I love how DC says they are going to focus on bookstores instead of comicbook stores. WHAT BOOKSTORES?!? Amazon is killing them like flies.

People are not going to buy new titles they can't browse. Buying comics is often an impulse purchase. That type of purchase will not happen online. Digital comics are not a collectable. I have white boxes full of my old trophies and a computer file is never going to mean the same thing emotionally. It will never appreciate value. It will never be a "grail".

The corporations are allowing comic book culture to die without ever understanding it. They will come to regret this mistake. Later they will try to artificially rebuild what was lost but it will never be the same.
 
People are not going to buy new titles they can't browse. Buying comics is often an impulse purchase. That type of purchase will not happen online. Digital comics are not a collectable.

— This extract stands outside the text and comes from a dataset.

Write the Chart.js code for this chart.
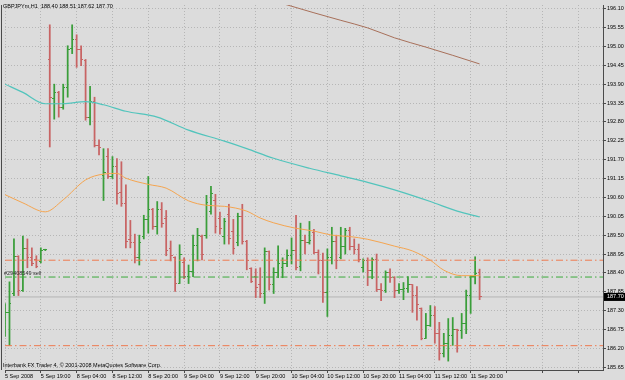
<!DOCTYPE html>
<html>
<head>
<meta charset="utf-8">
<script src="https://cdn.jsdelivr.net/npm/chart.js@4.4.1/dist/chart.umd.min.js"></script>
<style>
  html, body { margin: 0; padding: 0; background: #dcdcdc; }
  canvas { display: block; }
</style>
</head>
<body>
<canvas id="chart" width="625" height="380"></canvas>
<script>
// GBPJPYm H1, 5-11 Sep 2008
const symbol = 'GBPJPYm,H1';
const copyright = 'Interbank FX Trader 4, \u00a9 2001-2008 MetaQuotes Software Corp.';
const orderLabel = '#29408549 sell';

const timeLabels = ['5 Sep 2008', '5 Sep 19:00', '8 Sep 04:00', '8 Sep 12:00', '8 Sep 20:00',
  '9 Sep 04:00', '9 Sep 12:00', '9 Sep 20:00', '10 Sep 04:00', '10 Sep 12:00',
  '10 Sep 20:00', '11 Sep 04:00', '11 Sep 12:00', '11 Sep 20:00'];

const priceTicks = [185.65, 186.20, 186.75, 187.30, 187.85, 188.40, 188.95, 189.50, 190.05, 190.60,
  191.15, 191.70, 192.25, 192.80, 193.35, 193.90, 194.45, 195.00, 195.55, 196.10];

const opens = [186.70, 187.25, 187.80, 188.88, 187.90, 189.12, 188.85, 188.80, 188.72, 189.07,
  194.63, 193.47, 193.66, 193.23, 193.80, 194.95, 195.20, 194.90, 194.58, 192.94,
  193.39, 192.12, 191.25, 191.80, 191.21, 191.50, 190.75, 190.43, 189.36, 189.30,
  188.85, 189.45, 189.95, 190.25, 189.75, 190.25, 190.00, 189.10, 188.85, 188.10,
  188.70, 188.30, 188.45, 189.20, 189.45, 189.50, 190.20, 190.50, 190.00, 189.45,
  190.10, 189.60, 189.30, 190.05, 189.33, 188.53, 188.30, 188.05, 187.79, 189.02,
  188.05, 188.41, 188.55, 188.66, 188.90, 189.05, 188.60, 189.35, 189.30, 189.58,
  188.99, 188.77, 187.83, 188.85, 189.31, 188.85, 189.18, 189.65, 189.18, 189.09,
  188.55, 188.75, 188.48, 188.78, 187.93, 187.88, 188.40, 188.27, 187.88, 187.92,
  187.94, 188.05, 187.74, 187.36, 186.50, 186.86, 187.16, 186.63, 186.05, 186.34,
  186.58, 186.75, 186.72, 186.92, 187.74, 188.29, 188.40];
const highs = [187.51, 188.14, 189.39, 188.90, 189.47, 189.39, 189.13, 188.90, 189.13, 189.09,
  195.63, 193.90, 193.69, 193.90, 195.02, 195.63, 195.34, 195.02, 194.62, 193.84,
  193.52, 192.28, 192.02, 192.02, 191.79, 191.73, 191.64, 190.97, 189.93, 189.53,
  189.50, 190.08, 191.21, 190.28, 190.48, 190.45, 190.22, 189.33, 188.87, 189.22,
  188.84, 188.63, 189.50, 189.70, 189.50, 190.66, 190.92, 190.69, 190.17, 189.99,
  190.40, 189.96, 190.14, 190.40, 189.35, 188.55, 188.52, 188.55, 189.13, 189.04,
  188.55, 189.19, 188.84, 189.07, 189.42, 190.08, 189.85, 189.50, 189.90, 189.67,
  189.07, 188.98, 189.10, 189.73, 189.50, 189.73, 189.70, 189.73, 189.39, 189.24,
  188.81, 188.84, 188.84, 188.95, 188.09, 188.46, 188.52, 188.29, 188.09, 188.12,
  188.29, 188.06, 188.00, 187.38, 187.22, 187.45, 187.42, 186.96, 186.64, 187.07,
  187.10, 186.76, 187.22, 187.90, 188.32, 188.87, 188.51];
const lows = [186.55, 186.29, 187.74, 187.74, 187.86, 188.55, 188.61, 188.55, 188.69, 189.05,
  192.07, 192.88, 192.94, 193.17, 193.52, 194.79, 194.39, 194.44, 192.85, 192.71,
  192.07, 191.84, 190.51, 191.15, 191.15, 190.40, 190.34, 189.13, 189.13, 188.69,
  188.63, 189.39, 189.56, 189.67, 189.53, 189.73, 188.90, 188.75, 187.86, 188.09,
  188.23, 188.09, 188.29, 188.75, 188.78, 189.41, 190.11, 189.56, 189.53, 189.24,
  189.24, 188.95, 189.19, 189.24, 188.49, 188.12, 187.68, 187.68, 187.51, 187.90,
  187.80, 188.26, 188.26, 188.58, 188.66, 188.49, 188.46, 188.95, 189.24, 188.95,
  188.37, 187.54, 187.13, 188.66, 188.52, 188.81, 188.95, 189.07, 188.95, 188.72,
  188.43, 188.03, 188.23, 187.86, 187.59, 187.83, 188.12, 187.68, 187.80, 187.62,
  187.83, 187.25, 187.02, 186.45, 186.49, 186.84, 186.35, 185.86, 185.95, 185.83,
  186.29, 186.09, 186.49, 186.63, 187.22, 188.08, 187.62];
const closes = [187.25, 187.50, 188.88, 187.90, 189.12, 188.85, 188.66, 188.58, 189.05, 189.07,
  193.50, 193.66, 193.23, 193.80, 194.92, 195.20, 194.90, 194.63, 192.94, 193.39,
  192.12, 192.05, 191.32, 191.21, 191.50, 190.70, 190.43, 189.33, 189.30, 188.85,
  189.30, 189.95, 190.25, 189.75, 190.25, 189.85, 189.05, 188.90, 188.10, 188.95,
  188.30, 188.45, 189.20, 189.50, 188.95, 190.45, 190.70, 189.75, 189.70, 189.90,
  189.40, 189.10, 190.05, 189.33, 188.75, 188.15, 187.98, 187.79, 189.02, 188.05,
  188.41, 188.66, 188.66, 188.92, 189.05, 188.55, 189.35, 189.30, 189.35, 188.99,
  188.77, 187.83, 188.85, 189.31, 188.77, 189.18, 189.65, 189.18, 189.09, 188.78,
  188.75, 188.48, 188.80, 187.93, 187.88, 188.40, 188.27, 187.88, 187.93, 187.94,
  188.06, 187.74, 187.49, 186.50, 186.86, 187.16, 186.63, 186.05, 186.35, 186.58,
  186.75, 186.72, 186.92, 187.74, 188.29, 188.38, 187.70];

// moving averages: [bar, price]
const maBrown = [[60, 196.32], [63, 196.21], [69, 195.98], [75, 195.76], [81, 195.54],
  [87, 195.25], [94, 194.98], [100, 194.74], [106, 194.49]];
const maTeal = [[0, 193.90], [4, 193.66], [9, 193.33], [13, 193.33], [18, 193.39], [22, 193.30],
  [27, 193.11], [34, 192.94], [41, 192.56], [49, 192.24], [54, 192.02], [60, 191.74],
  [68, 191.45], [75, 191.23], [81, 191.04], [87, 190.82], [95, 190.48], [101, 190.20], [106, 190.03]];
const maOrange = [[0, 190.68], [4, 190.44], [9, 190.18], [13, 190.53], [18, 191.11], [22, 191.28],
  [25, 191.30], [27, 191.16], [32, 190.98], [36, 190.87], [41, 190.50], [45, 190.37], [49, 190.34],
  [54, 190.20], [57, 190.00], [60, 189.86], [65, 189.70], [69, 189.62], [73, 189.50], [77, 189.46],
  [81, 189.38], [87, 189.18], [91, 189.04], [95, 188.77], [98, 188.48], [102, 188.32], [106, 188.32]];

const upperLevel = 188.77;
const sellLevel = 188.28;
const lowerLevel = 186.28;

const xMax = 133.56;
const yMin = 185.571, yMax = 196.207;
const FONT = '"Liberation Sans", Arial, sans-serif';
const upColor = '#3a9e3a', downColor = '#c86464';
const gridColor = '#b6b6b6', axisColor = '#4a4a4a';

const n = closes.length;
const last = n - 1;
const isUp = closes.map((c, i) => c >= opens[i]);

function tickImage(color, side) {
  const c = document.createElement('canvas');
  c.width = 4; c.height = 1;
  const g = c.getContext('2d');
  g.fillStyle = color;
  if (side === 'open') g.fillRect(0, 0, 2, 1); else g.fillRect(2, 0, 2, 1);
  return c;
}
const openUp = tickImage(upColor, 'open'), openDown = tickImage(downColor, 'open');
const closeUp = tickImage(upColor, 'close'), closeDown = tickImage(downColor, 'close');

function level(v, color, dash) {
  return {
    type: 'line', data: [{x: 0, y: v}, {x: xMax, y: v}],
    borderColor: color, borderWidth: 1, borderDash: dash, pointRadius: 0, order: 0
  };
}
function ma(points, color, width) {
  return {
    type: 'line', data: points.map(p => ({x: p[0], y: p[1]})),
    borderColor: color, borderWidth: width, pointRadius: 0, cubicInterpolationMode: 'monotone', order: 0
  };
}

const overlay = {
  id: 'overlay',
  beforeDraw(chart) {
    const {ctx} = chart;
    ctx.save();
    ctx.fillStyle = '#dcdcdc';
    ctx.fillRect(0, 0, chart.width, chart.height);
    ctx.restore();
  },
  afterDraw(chart) {
    const {ctx, chartArea: a, scales: {y}} = chart;
    ctx.save();
    // left frame
    ctx.strokeStyle = axisColor;
    ctx.lineWidth = 1;
    ctx.beginPath();
    ctx.moveTo(1.5, a.top); ctx.lineTo(1.5, a.bottom);
    ctx.stroke();

    ctx.font = '5.5px ' + FONT;
    ctx.textBaseline = 'middle';
    ctx.fillStyle = '#000';
    const ohlc = [opens[last], highs[last], lows[last], closes[last]].map(v => v.toFixed(2)).join(' ');
    ctx.fillText(symbol + '  ' + ohlc, 3, 6);
    ctx.fillText(copyright, 3, 365);
    ctx.fillStyle = '#303030';
    ctx.fillText(orderLabel, 4, y.getPixelForValue(sellLevel) - 4);

    // current price box
    const py = y.getPixelForValue(closes[last]);
    ctx.fillStyle = '#000';
    ctx.fillRect(a.right + 1, py - 4, chart.width - a.right - 1, 8);
    ctx.fillStyle = '#fff';
    ctx.fillText(closes[last].toFixed(2), a.right + 4, py);
    ctx.restore();
  }
};

new Chart(document.getElementById('chart'), {
  type: 'bar',
  data: {
    datasets: [
      ma(maBrown, '#a8705a', 1),
      ma(maTeal, '#52c4bc', 1.2),
      ma(maOrange, '#f5a550', 1),
      level(upperLevel, '#ee7a50', [7, 3, 1.5, 3]),
      level(sellLevel, '#3aaa3a', [7, 3, 1.5, 3]),
      level(lowerLevel, '#ee7a50', [7, 3, 1.5, 3]),
      {
        type: 'scatter', order: 1,
        data: opens.map((v, i) => ({x: i, y: v})),
        pointStyle: isUp.map(u => u ? openUp : openDown), pointRadius: 2
      },
      {
        type: 'scatter', order: 1,
        data: closes.map((v, i) => ({x: i, y: v})),
        pointStyle: isUp.map(u => u ? closeUp : closeDown), pointRadius: 2
      },
      {
        type: 'bar', order: 2,
        data: highs.map((h, i) => ({x: i, y: [lows[i], h]})),
        backgroundColor: isUp.map(u => u ? upColor : downColor),
        borderWidth: 0, barThickness: 1.1, minBarLength: 1
      },
      {
        type: 'line', order: 3,
        data: [{x: 0, y: closes[last]}, {x: xMax, y: closes[last]}],
        borderColor: '#b4b4b4', borderWidth: 1, pointRadius: 0
      }
    ]
  },
  options: {
    responsive: false,
    animation: false,
    devicePixelRatio: 1,
    layout: {padding: {left: 2, top: 2, right: 0, bottom: 0}},
    plugins: {legend: {display: false}, tooltip: {enabled: false}},
    scales: {
      x: {
        type: 'linear', offset: false, min: 0, max: xMax,
        grid: {offset: false, color: gridColor, tickColor: axisColor, tickLength: 3},
        border: {color: axisColor, dash: [1, 2]},
        ticks: {
          autoSkip: false, maxRotation: 0, align: 'start', padding: 0,
          color: '#000', font: {family: FONT, size: 5.5},
          callback: v => timeLabels[v / 8] || ''
        },
        afterBuildTicks: s => {
          const t = [];
          for (let b = 0; b <= xMax; b += 8) t.push({value: b});
          s.ticks = t;
        },
        afterFit: s => { s.height = 10; s.paddingLeft = 0; s.paddingRight = 0; }
      },
      y: {
        type: 'linear', position: 'right', min: yMin, max: yMax,
        grid: {color: gridColor, tickColor: axisColor, tickLength: 3},
        border: {color: axisColor, dash: [1, 2]},
        ticks: {
          autoSkip: false, padding: 1, color: '#000', font: {family: FONT, size: 5.5},
          callback: v => v.toFixed(2)
        },
        afterBuildTicks: s => { s.ticks = priceTicks.map(v => ({value: v})); },
        afterFit: s => { s.width = 22; s.paddingTop = 0; s.paddingBottom = 0; }
      }
    }
  },
  plugins: [overlay]
});
</script>
</body>
</html>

I use digital comics/digital previews to check out new titles - if I like them, I buy the physical trade.

I'd argue that people are buying titles that they can browse; but it's physical Graphic Novels & TPBs in book stores. The market has changed, those links and data I posted earlier show that. The market and buying demographic has changed and the companies are changing to respond to that.

I doubt comics will disappear completely - the indie market is doing great work that the Big Two is failing at spectacularly (namely anything not superhero related) which in turn is feeding into great TPB sales (I mean, The Walking Dead comic series was just eye-wateringly huge in sales) It's like when CDs came along and they said vinyl was dead, and then MP3 came along and "everything else was dead" - the vinyl market came back, because of specialist collectors and releases. And when e-readers arrived "physical books are dead and would be gone" yet quite the opposite happened. People still like tangible things - same will happen for comics.
 
A large part of the issue is that ATT is just a clueless hack at just about everything. They seem moderately competent with cell phones, but everything else, they're just utterly clueless and/or inept - and that's putting it politely. Directv has always been just incredible every time i've dealt with them - until a few months ago when i moved. They kept trying to shutter me from ATT person to ATT person who were all clueless and no help whatsoever. Someone finally grew a conscience and said 'call this number. Its the actual directv center' and lo and behold, what i spent 2-3 hours on the phone trying to accomplish was done in about 10 minutes.
 
When it came to superhero comics the look was equally as important as the writing because as a kid it was an ideal to strive towards. Their super powers and physical appearance set them apart from scrawny 11 year old me who wanted to be able to fly like Superman or shoot webs like Spiderman or have cool gadgets like Batman. What kid idealizes their hero to look just them? Maybe it works for indie comics but for the main staples it seems ridiculous to me to try and conform them totally to some PC standard.